The problem statement
Given a zero-based permutation nums (0-indexed), build an array ans of the same length where ans[i] = nums[nums[i]] for each 0 <= i < nums.length and return it.
A zero-based permutation nums is an array of distinct integers from 0 to nums.length - 1 (inclusive).
Understanding the problem
The question is asking us to return an array which takes the iterated item and sets the value to the index of the value i.e. nums[loopedItem].
There is nothing mentioned about ordering so we just do it inline sequentially as we trace down the array.

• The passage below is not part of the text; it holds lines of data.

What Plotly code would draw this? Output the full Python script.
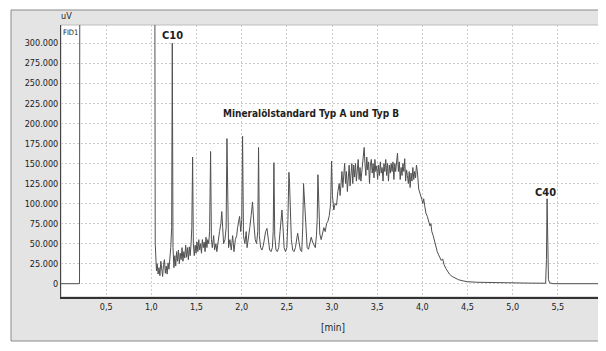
import plotly.graph_objects as go

# Retention time (min) and detector signal (uV)
time_min = [
    0.00, 0.20, 0.205, 0.21, 1.036, 1.043, 1.05, 1.057, 1.065, 1.075,
    1.085, 1.095, 1.105, 1.115, 1.125, 1.135, 1.145, 1.155, 1.165, 1.175,
    1.185, 1.195, 1.205, 1.215, 1.225, 1.232, 1.24, 1.25, 1.26, 1.27,
    1.28, 1.29, 1.30, 1.31, 1.32, 1.33, 1.34, 1.35, 1.36, 1.37,
    1.38, 1.39, 1.40, 1.41, 1.42, 1.43, 1.44, 1.448, 1.457, 1.465,
    1.475, 1.485, 1.495, 1.505, 1.515, 1.525, 1.535, 1.545, 1.555, 1.565,
    1.575, 1.585, 1.595, 1.605, 1.615, 1.625, 1.635, 1.645, 1.656, 1.665,
    1.675, 1.69, 1.70, 1.715, 1.725, 1.74, 1.755, 1.77, 1.78, 1.79,
    1.80, 1.815, 1.828, 1.837, 1.846, 1.855, 1.87, 1.885, 1.90, 1.915,
    1.93, 1.945, 1.955, 1.965, 1.977, 1.99, 2.001, 2.010, 2.02, 2.035,
    2.05, 2.06, 2.075, 2.09, 2.105, 2.12, 2.135, 2.15, 2.165, 2.178,
    2.187, 2.196, 2.21, 2.225, 2.24, 2.255, 2.265, 2.28, 2.295, 2.31,
    2.325, 2.34, 2.349, 2.357, 2.366, 2.38, 2.395, 2.41, 2.425, 2.436,
    2.446, 2.458, 2.47, 2.485, 2.50, 2.512, 2.523, 2.530, 2.538, 2.55,
    2.565, 2.58, 2.595, 2.607, 2.62, 2.635, 2.65, 2.665, 2.676, 2.685,
    2.692, 2.70, 2.71, 2.725, 2.74, 2.755, 2.77, 2.785, 2.80, 2.815,
    2.828, 2.836, 2.844, 2.852, 2.865, 2.88, 2.895, 2.91, 2.925, 2.94,
    2.955, 2.97, 2.985, 2.995, 3.005, 3.02, 3.035, 3.05, 3.065, 3.08,
    3.09, 3.10, 3.11, 3.12, 3.13, 3.14, 3.15, 3.16, 3.17, 3.18,
    3.19, 3.20, 3.21, 3.22, 3.23, 3.24, 3.25, 3.26, 3.27, 3.28,
    3.29, 3.30, 3.31, 3.32, 3.33, 3.345, 3.356, 3.365, 3.375, 3.385,
    3.395, 3.405, 3.415, 3.425, 3.435, 3.445, 3.455, 3.465, 3.475, 3.485,
    3.495, 3.505, 3.515, 3.525, 3.535, 3.545, 3.555, 3.565, 3.575, 3.585,
    3.595, 3.605, 3.615, 3.625, 3.635, 3.645, 3.655, 3.665, 3.675, 3.685,
    3.695, 3.705, 3.715, 3.725, 3.735, 3.745, 3.755, 3.765, 3.775, 3.785,
    3.795, 3.805, 3.815, 3.825, 3.835, 3.845, 3.855, 3.865, 3.875, 3.885,
    3.895, 3.905, 3.915, 3.925, 3.935, 3.945, 3.96, 3.98, 3.995, 4.005,
    4.015, 4.025, 4.04, 4.055, 4.07, 4.085, 4.095, 4.105, 4.12, 4.135,
    4.15, 4.165, 4.18, 4.195, 4.21, 4.225, 4.24, 4.26, 4.28, 4.30,
    4.33, 4.36, 4.40, 4.45, 4.50, 4.60, 4.80, 5.00, 5.20, 5.365,
    5.374, 5.381, 5.388, 5.396, 5.41, 5.45, 6.00,
]
signal_uv = [
    0, 0, 0, 600000, 600000, 50000, 25000, 16000, 25000, 12000,
    20000, 10000, 28000, 14000, 9000, 24000, 30000, 13000, 22000, 12000,
    26000, 18000, 30000, 45000, 70000, 300000, 45000, 20000, 35000, 22000,
    40000, 28000, 42000, 25000, 38000, 30000, 45000, 28000, 40000, 32000,
    48000, 33000, 45000, 30000, 46000, 35000, 50000, 70000, 158000, 50000,
    35000, 48000, 38000, 52000, 40000, 55000, 42000, 50000, 38000, 55000,
    45000, 52000, 40000, 58000, 45000, 55000, 50000, 65000, 165000, 55000,
    45000, 60000, 42000, 50000, 40000, 55000, 65000, 75000, 90000, 70000,
    50000, 55000, 70000, 181000, 60000, 45000, 55000, 42000, 60000, 40000,
    55000, 60000, 70000, 75000, 84000, 65000, 80000, 184000, 60000, 50000,
    65000, 45000, 55000, 70000, 85000, 102000, 75000, 55000, 50000, 65000,
    170000, 60000, 45000, 42000, 48000, 60000, 65000, 69000, 55000, 42000,
    40000, 45000, 65000, 151000, 60000, 42000, 40000, 45000, 65000, 80000,
    92000, 70000, 45000, 40000, 45000, 80000, 139000, 125000, 90000, 55000,
    42000, 40000, 45000, 55000, 63000, 52000, 42000, 40000, 70000, 125000,
    110000, 90000, 65000, 45000, 43000, 50000, 58000, 52000, 48000, 45000,
    60000, 80000, 136000, 90000, 62000, 55000, 62000, 70000, 65000, 75000,
    78000, 85000, 100000, 153000, 110000, 92000, 100000, 98000, 115000, 125000,
    110000, 130000, 140000, 120000, 145000, 150000, 125000, 140000, 115000, 130000,
    148000, 122000, 145000, 150000, 125000, 148000, 133000, 150000, 128000, 140000,
    155000, 130000, 145000, 128000, 140000, 150000, 170000, 150000, 135000, 158000,
    142000, 152000, 125000, 148000, 155000, 138000, 150000, 132000, 155000, 140000,
    147000, 130000, 148000, 135000, 152000, 138000, 145000, 128000, 150000, 140000,
    155000, 135000, 150000, 128000, 148000, 138000, 150000, 140000, 152000, 130000,
    150000, 140000, 155000, 163000, 140000, 152000, 130000, 145000, 135000, 150000,
    140000, 156000, 128000, 142000, 135000, 125000, 140000, 120000, 138000, 128000,
    145000, 130000, 140000, 132000, 148000, 140000, 118000, 112000, 105000, 100000,
    106000, 98000, 88000, 84000, 78000, 72000, 75000, 65000, 60000, 52000,
    46000, 40000, 36000, 33000, 29000, 31000, 24000, 19000, 15000, 12000,
    9000, 7000, 5000, 3500, 2500, 1800, 1200, 1000, 700, 600,
    30000, 106000, 25000, 5000, 1000, 0, 0,
]
assert len(time_min) == len(signal_uv), (len(time_min), len(signal_uv))

x_tickvals = [0.5, 1.0, 1.5, 2.0, 2.5, 3.0, 3.5, 4.0, 4.5, 5.0, 5.5]
x_ticktext = ["0,5", "1,0", "1,5", "2,0", "2,5", "3,0", "3,5", "4,0", "4,5", "5,0", "5,5"]
y_tickvals = [0, 25000, 50000, 75000, 100000, 125000, 150000, 175000, 200000,
              225000, 250000, 275000, 300000]
y_ticktext = ["0", "25.000", "50.000", "75.000", "100.000", "125.000", "150.000",
              "175.000", "200.000", "225.000", "250.000", "275.000", "300.000"]

# the page body adds an 8px offset; lay out in absolute window pixels
OFF = 8
W, H = 606 - OFF, 351 - OFF
PL, PR, PT, PB = 61, 603, 25, 297          # plot area in window pixels
L, R, T, B = PL - OFF, W - (PR - OFF), PT - OFF, H - (PB - OFF)
pw, ph = PR - PL, PB - PT

def px(xa):
    return (xa - PL) / pw

def py(ya):
    return (PB - ya) / ph

FONT = "DejaVu Sans Condensed"

fig = go.Figure()
fig.add_trace(go.Scatter(
    x=time_min, y=signal_uv, mode="lines",
    line=dict(color="#505050", width=1), hoverinfo="skip", showlegend=False,
))

def note(text, x, y, size, xref="paper", yref="paper"):
    return dict(text=text, x=x, y=y, xref=xref, yref=yref, showarrow=False,
                xanchor="center", yanchor="middle",
                font=dict(family=FONT, size=size, color="#1e1e1e"))

fig.update_layout(
    width=W, height=H,
    margin=dict(l=L, r=R, t=T, b=B, pad=0),
    paper_bgcolor="white", plot_bgcolor="white",
    font=dict(family=FONT, size=9, color="#222"),
    xaxis=dict(
        range=[0, 6.0], tickvals=x_tickvals, ticktext=x_ticktext,
        showgrid=True, gridcolor="#cccccc", griddash="2px,2px", gridwidth=1,
        zeroline=False, showline=True, linecolor="#333", linewidth=1.5,
        ticks="", tickfont=dict(family=FONT, size=9, color="#222"),
    ),
    yaxis=dict(
        range=[-16600, 322800], tickvals=y_tickvals, ticktext=y_ticktext,
        showgrid=True, gridcolor="#cccccc", griddash="2px,2px", gridwidth=1,
        zeroline=False, showline=True, linecolor="#444", linewidth=1, mirror=True,
        ticks="", tickfont=dict(family=FONT, size=9, color="#222"),
    ),
    shapes=[
        dict(type="rect", xref="paper", yref="paper", layer="below",
             x0=px(11), x1=px(610), y0=py(341), y1=py(10),
             fillcolor="#e4e4e4", line=dict(color="#8a8a8a", width=1)),
        dict(type="rect", xref="paper", yref="paper", layer="below",
             x0=0, x1=1, y0=0, y1=1,
             fillcolor="white", line=dict(color="#bdbdbd", width=1)),
    ],
    annotations=[
        note("uV", px(66), py(16), 9),
        note("FID1", px(70), py(32), 7.5),
        note("[min]", px(333), py(327), 10),
        note("<b>C10</b>", 1.232, 310000, 11, "x", "y"),
        note("<b>C40</b>", 5.36, 114000, 11, "x", "y"),
        note("<b>Mineralölstandard Typ A und Typ B</b>", 2.77, 213000, 10, "x", "y"),
    ],
)

fig.write_html("out.html")
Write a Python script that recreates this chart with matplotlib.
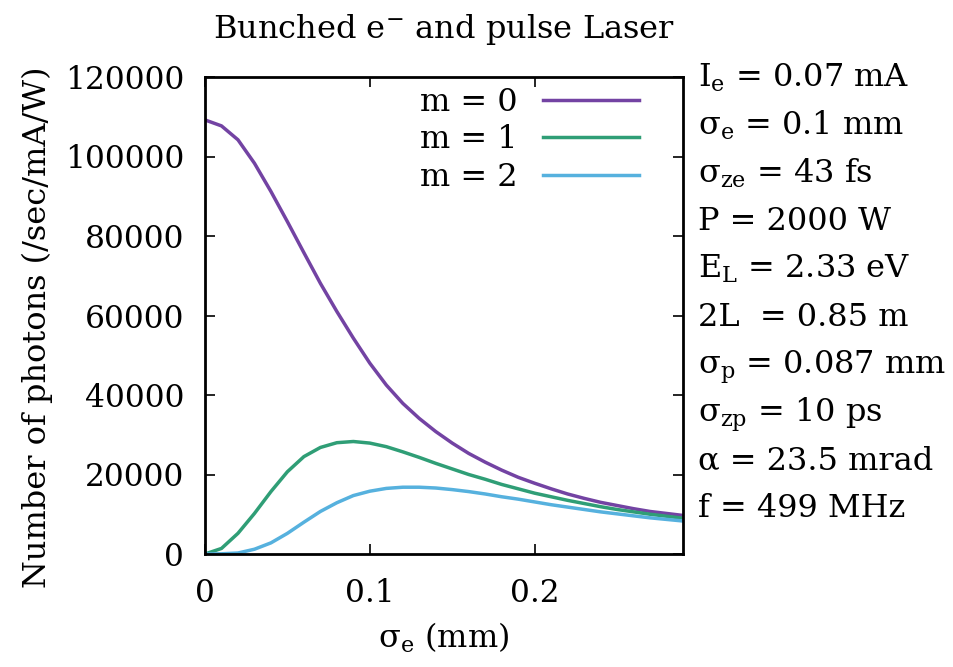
import matplotlib
matplotlib.use("Agg")
import matplotlib.pyplot as plt

# sigma_e (mm) sample points
sigma_e = [0.00, 0.01, 0.02, 0.03, 0.04, 0.05, 0.06, 0.07, 0.08, 0.09,
           0.10, 0.11, 0.12, 0.13, 0.14, 0.15, 0.16, 0.17, 0.18, 0.19,
           0.20, 0.21, 0.22, 0.23, 0.24, 0.25, 0.26, 0.27, 0.28, 0.29]

# number of photons (/sec/mA/W)
m0 = [109200, 107700, 104200, 98300, 91200, 83600, 75800, 68100, 61000, 54300,
      48000, 42500, 37900, 34100, 30800, 27900, 25300, 23100, 21100, 19300,
      17800, 16400, 15100, 14000, 13000, 12200, 11400, 10700, 10200, 9700]
m1 = [0, 1400, 5200, 10200, 15700, 20700, 24500, 26800, 28000, 28300,
      27900, 27000, 25700, 24300, 22800, 21400, 20000, 18800, 17500, 16400,
      15300, 14400, 13500, 12700, 11900, 11200, 10600, 10000, 9500, 9000]
m2 = [0, 50, 250, 1200, 2800, 5200, 8000, 10700, 12900, 14700,
      15800, 16500, 16800, 16800, 16600, 16200, 15700, 15100, 14400, 13800,
      13100, 12400, 11800, 11200, 10600, 10100, 9600, 9100, 8700, 8300]

series_labels = ["m = 0", "m = 1", "m = 2"]
colors = ["#7343a3", "#2f9e76", "#56b1de"]

xticks = [0, 0.1, 0.2]
xticklabels = ["0", "0.1", "0.2"]
yticks = [0, 20000, 40000, 60000, 80000, 100000, 120000]

params = [
    r"I$_\mathrm{e}$ = 0.07 mA",
    r"σ$_\mathrm{e}$ = 0.1 mm",
    r"σ$_\mathrm{ze}$ = 43 fs",
    "P = 2000 W",
    r"E$_\mathrm{L}$ = 2.33 eV",
    "2L  = 0.85 m",
    r"σ$_\mathrm{p}$ = 0.087 mm",
    r"σ$_\mathrm{zp}$ = 10 ps",
    "α = 23.5 mrad",
    "f = 499 MHz",
]

plt.rcParams["font.family"] = ["DejaVu Serif"]
plt.rcParams["mathtext.fontset"] = "dejavuserif"
FS = 23
TICK_FS = 22.5

W, H = 954, 667
fig = plt.figure(figsize=(W / 100, H / 100), dpi=100)
ax = fig.add_axes([205 / W, 1 - 554 / H, (683 - 205) / W, (554 - 77) / H])

for y, lab, c in zip([m0, m1, m2], series_labels, colors):
    ax.plot(sigma_e, y, color=c, lw=2.5, label=lab)

ax.set_xlim(0, 0.29)
ax.set_ylim(0, 120000)
ax.set_xticks(xticks)
ax.set_xticklabels(xticklabels)
ax.set_yticks(yticks)
ax.set_yticklabels([str(v) for v in yticks])
ax.tick_params(direction="in", length=7, width=1.2, labelsize=TICK_FS,
               top=True, right=True)
ax.tick_params(axis="x", pad=17)
ax.tick_params(axis="y", pad=15)
for s in ax.spines.values():
    s.set_linewidth(2.0)

ax.set_xlabel(r"σ$_\mathrm{e}$ (mm)", fontsize=FS, labelpad=9)
ax.set_ylabel("Number of photons (/sec/mA/W)", fontsize=FS)
ax.yaxis.set_label_coords(-0.318, 0.476)

fig.text(444 / W, 1 - 38 / H, r"Bunched e$^{-}$ and pulse Laser",
         fontsize=FS, ha="center", va="baseline")

ax.legend(loc="upper right", bbox_to_anchor=(639 / W, 1 - 87 / H),
          bbox_transform=fig.transFigure, frameon=False, markerfirst=False,
          fontsize=FS, handlelength=3.0, handletextpad=0.8,
          labelspacing=0.2, borderpad=0, borderaxespad=0)

for i, t in enumerate(params):
    fig.text(698 / W, 1 - (87 + 47.8 * i) / H, t, fontsize=FS,
             ha="left", va="baseline")

fig.savefig("out.png", dpi=100)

It asks for a bonus answer with O(1) space. But for now O(n) is good enough.
Examples
Example 1:
Input: nums = [0,2,1,5,3,4]
Output: [0,1,2,4,5,3]
Explanation: The array ans is built as follows: ans = [nums[nums[0]], nums[nums[1]], nums[nums[2]], nums[nums[3]], nums[nums[4]], nums[nums[5]]] = [nums[0], nums[2], nums[1], nums[5], nums[3], nums[4]] = [0,1,2,4,5,3]
Example 2:
Input: nums = [5,0,1,2,3,4]
Output: [4,5,0,1,2,3]
Explanation: The array ans is built as follows: ans = [nums[nums[0]], nums[nums[1]], nums[nums[2]], nums[nums[3]], nums[nums[4]], nums[nums[5]]] = [nums[5], nums[0], nums[1], nums[2], nums[3], nums[4]] = [4,5,0,1,2,3]
Code
function buildArray(nums: number[]): number[] {
return nums.map((val) => nums[val]);
}